In the foregoing series of decisions, the court has not departed from the position taken in the Voigt cases, supra, that it will not, in considering a petition for habeas corpus, enter upon a factual inquiry to determine whether the judgment and sentence under which the petitioner is held is void. But it has relaxed the rule formerly recognized in such cases, as In re Newcomb, 56 Wash. 395, 105 Pac. 1042 (followed in In re Parent, 112 Wash. 620, 192 Pac. 947, and other cases),- that, in a habeas corpus proceeding, a judgment and sentence cannot be held void for lack of authority to pronounce the particular judgment and sentence involved, if the court had jurisdiction of the subject matter and of the person. As we have indicated by the quotation hereinbefore made from the note in 76 A. L. R. 468, the weight of judicial opinion now is that, in order to render a judgment immune from collateral attack by habeas corpus, the court must have had not only jurisdiction of the subject matter and of the person of the defendant, but also authority to render the particular judgment in question. See, to the same effect, 4 Bancroft’s Code Practice and Remedies 4295, § 3279; 25 Am. Jur., Habeas Corpus, 161, § 27; 29 C. J., Habeas Corpus, 30, § 20; also, the cases cited in 76 A. L. R. 477, in support of the rule that, where a court enters an excessive sentence, as, for example, twenty years, when the maximum provided is but ten, that part of the sentence which is excessive is void, and the prisoner may seek relief by habeas corpus. See, also, the cases cited to the following rule stated on page 495 of the same note:

“If the vice of the sentence is not merely that it is of an excessive duration, but that it is absolutely unauthorized, or of an entirely different character from that authorized by law, it is generally held that such sentence is void, and that the prisoner will be discharged, at least from imprisonment under that particular sentence.”
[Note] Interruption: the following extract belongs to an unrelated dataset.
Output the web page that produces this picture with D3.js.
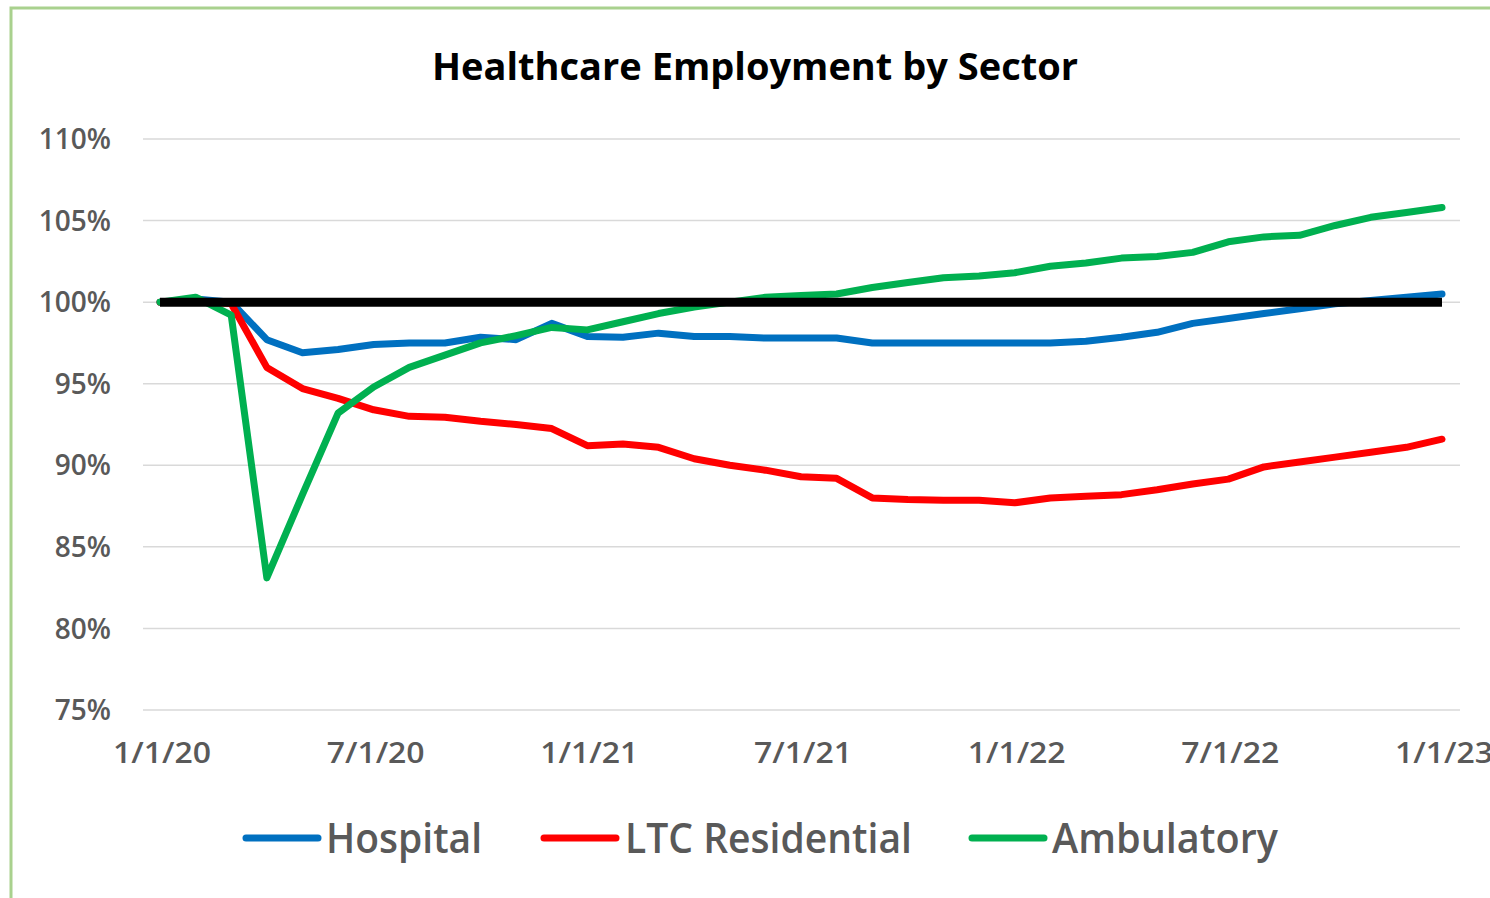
<!DOCTYPE html>
<html>
<head>
    <title>Healthcare Employment by Sector</title>
    <script src="https://d3js.org/d3.v7.min.js"></script>
    <style>
        body { margin: 0; background: #fff; }
        .tick-label { font-family: "Open Sans", sans-serif; font-weight: 600; fill: #595959; }
        .legend-label { font-family: "Open Sans", sans-serif; font-weight: 600; fill: #595959; }
        .title { font-family: "Open Sans", sans-serif; font-weight: 700; fill: #000; }
    </style>
</head>
<body>
    <div id="chart"></div>
    <script>
        // monthly, 1/1/20 .. 1/1/23 (index 0..36)
        const hospital = [100, 100.2, 100, 97.7, 96.9, 97.1, 97.4, 97.5, 97.5, 97.85, 97.7, 98.7,
            97.9, 97.85, 98.1, 97.9, 97.9, 97.8, 97.8, 97.8, 97.5, 97.5, 97.5, 97.5,
            97.5, 97.5, 97.6, 97.85, 98.15, 98.7, 99.0, 99.3, 99.6, 99.9, 100.1, 100.3, 100.5];
        const ltc = [100, 100.1, 99.9, 96.0, 94.7, 94.1, 93.4, 93.0, 92.95, 92.7, 92.5, 92.25,
            91.2, 91.3, 91.1, 90.4, 90.0, 89.7, 89.3, 89.2, 88.0, 87.9, 87.85, 87.85,
            87.7, 88.0, 88.1, 88.2, 88.5, 88.85, 89.15, 89.9, 90.2, 90.5, 90.8, 91.1, 91.6];
        const ambulatory = [100, 100.3, 99.2, 83.1, 88.2, 93.2, 94.8, 96.0, 96.75, 97.5, 97.95, 98.45,
            98.3, 98.8, 99.3, 99.7, 100.0, 100.3, 100.4, 100.5, 100.9, 101.2, 101.5, 101.6,
            101.8, 102.2, 102.4, 102.7, 102.8, 103.05, 103.7, 104.0, 104.1, 104.7, 105.2, 105.5, 105.8];
        const baseline = hospital.map(() => 100);

        const yTicks = [75, 80, 85, 90, 95, 100, 105, 110];
        const xTicks = [0, 6, 12, 18, 24, 30, 36];
        const xTickLabels = ["1/1/20", "7/1/20", "1/1/21", "7/1/21", "1/1/22", "7/1/22", "1/1/23"];

        const series = [
            { name: "Hospital", values: hospital, color: "#0070C0" },
            { name: "LTC Residential", values: ltc, color: "#FF0000" },
            { name: "Ambulatory", values: ambulatory, color: "#00B050" }
        ];

        const width = 1490, height = 898;
        const svg = d3.select("#chart").append("svg")
            .attr("width", width)
            .attr("height", height);

        // 外框
        svg.append("rect")
            .attr("x", 11).attr("y", 8)
            .attr("width", 1500).attr("height", 920)
            .attr("fill", "none")
            .attr("stroke", "#A9D18E")
            .attr("stroke-width", 3);

        const x = d3.scaleLinear().domain([0, 36]).range([160, 1442]);
        const y = d3.scaleLinear().domain([75, 110]).range([710, 139]);

        // 格線
        svg.append("g")
            .selectAll("line")
            .data(yTicks)
            .enter().append("line")
            .attr("x1", 143).attr("x2", 1460)
            .attr("y1", d => y(d)).attr("y2", d => y(d))
            .attr("stroke", "#D9D9D9")
            .attr("stroke-width", 1.5);

        // Y 軸標籤
        svg.append("g")
            .selectAll("text")
            .data(yTicks)
            .enter().append("text")
            .attr("class", "tick-label")
            .attr("x", 111)
            .attr("y", d => y(d))
            .attr("dy", "0.36em")
            .attr("text-anchor", "end")
            .style("font-size", "28px")
            .text(d => d + "%");

        // X 軸標籤
        svg.append("g")
            .selectAll("text")
            .data(xTicks)
            .enter().append("text")
            .attr("class", "tick-label")
            .attr("x", d => x(d) + 2)
            .attr("y", 753)
            .attr("dy", "0.36em")
            .attr("text-anchor", "middle")
            .style("font-size", "29px")
            .attr("textLength", 98)
            .attr("lengthAdjust", "spacingAndGlyphs")
            .text((d, i) => xTickLabels[i]);

        const line = d3.line()
            .x((d, i) => x(i))
            .y(d => y(d));

        series.forEach(s => {
            svg.append("path")
                .datum(s.values)
                .attr("d", line)
                .attr("fill", "none")
                .attr("stroke", s.color)
                .attr("stroke-width", 7)
                .attr("stroke-linejoin", "round")
                .attr("stroke-linecap", "round");
        });

        // 100% 基準線
        svg.append("path")
            .datum(baseline)
            .attr("d", line)
            .attr("fill", "none")
            .attr("stroke", "#000")
            .attr("stroke-width", 9);

        // 標題
        svg.append("text")
            .attr("class", "title")
            .attr("x", 755)
            .attr("y", 67)
            .attr("dy", "0.36em")
            .attr("text-anchor", "middle")
            .style("font-size", "37px")
            .attr("textLength", 646)
            .attr("lengthAdjust", "spacingAndGlyphs")
            .text("Healthcare Employment by Sector");

        // 圖例
        const legendItems = [
            { x: 242, tx: 326, tw: 156 },
            { x: 540, tx: 625, tw: 287 },
            { x: 968, tx: 1052, tw: 226 }
        ];
        series.forEach((s, i) => {
            const item = legendItems[i];
            svg.append("line")
                .attr("x1", item.x + 4).attr("x2", item.x + 76)
                .attr("y1", 838).attr("y2", 838)
                .attr("stroke", s.color)
                .attr("stroke-width", 7)
                .attr("stroke-linecap", "round");
            svg.append("text")
                .attr("class", "legend-label")
                .attr("x", item.tx)
                .attr("y", 838)
                .attr("dy", "0.36em")
                .style("font-size", "41px")
                .attr("textLength", item.tw)
                .attr("lengthAdjust", "spacingAndGlyphs")
                .text(s.name);
        });
    </script>
</body>
</html>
That a judgment and sentence which is unauthorized is void, although the court had jurisdiction of the subject matter and of the person, has long been the rule of the supreme court of the United States. We quote from one of its many decisions to that effect, Windsor v. McVeigh, 93 U. S. 274, 282, 23 L. Ed. 914:

“The doctrine invoked by counsel, that, where a court has once acquired jurisdiction, it has a right to decide every question which arises in the cause, and its judgment, however erroneous, cannot be collaterally assailed, is undoubtedly correct as a general proposition, but, like all general propositions, is subject to many qualifications in its application. Though the court may possess jurisdiction of a cause, of the subject matter, and of the parties, it is still limited in its modes of procedure, and in the extent and character of its judgments. . . .
“So a departure from established modes of procedure will often render the judgment void; thus, the sentence of a person charged with felony, upon conviction by the court, without the intervention of a jury, would be invalid for any purpose.”

In the instant case, it is manifest, from the plain terms of the statute, that the petitioner did not — and, indeed, could not — waive a jury by his plea of guilty; and it is equally apparent that the trial judge had no authority to enter judgment and sentence unless and until a jury determined the degree of the crime, for the applicable statute reads as follows:

“If, on the arraignment of any person, hé shall plead guilty, if the offense charged be not murder, the court shall, in its discretion, hear testimony, and determine the amount and kind of punishment to be inflicted; but if the defendant plead guilty to a charge of murder, a jury shall be impaneled to hear testimony, and determine the degree of murder and the punishment therefor.” Rem. Rev. Stat., § 2116.

For the reasons above shown, the petitioner is entitled to be discharged from the particular custody in which he is now held, that is, from the custody of the respondent. But he is not entitled to go free. His status is that of one who has pleaded guilty to a charge of murder in the first degree, but has not been sentenced. This being so, no final order will be made at this time, but the court will, under the authority of Rem. Rev. Stat., § 1083 [P. C. § 8047], enter a temporary order changing his custody from the superintendent of the state penitentiary to that of the sheriff of Cowlitz county, there to be dealt with as the superior court of that county shall deem consonant with law and justice. Accordingly,

It Is Ordered that, as soon as may be after the service of a certified copy of this opinion and order upon the superintendent of the state penitentiary, said superintendent shall cause the petitioner, William R. Horner, against whom, it appears, an information charging first degree murder is pending, undisposed of, in cause No. 4069, records, Cowlitz county, to be delivered to the sheriff of said county to be by him held in custody until otherwise ordered by the superior court of Cowlitz county or by a further order of this court.

It Is Further Ordered that, upon the filing of this opinion and order, the clerk of this court shall forthwith mail a true copy thereof to each of the following officers or persons: (1) the petitioner, William R. Horner, (2) the superintendent of the state penitentiary, (3) the sheriff of Cow-litz county, and (4) the prosecuting attorney of Cowlitz county, certifying the copy sent to the superintendent of the state penitentiary to serve as his authority to surrender the custody of the petitioner, as herein ordered.

Simpson, C. J., Beals, Blake, and Grady, JJ., concur.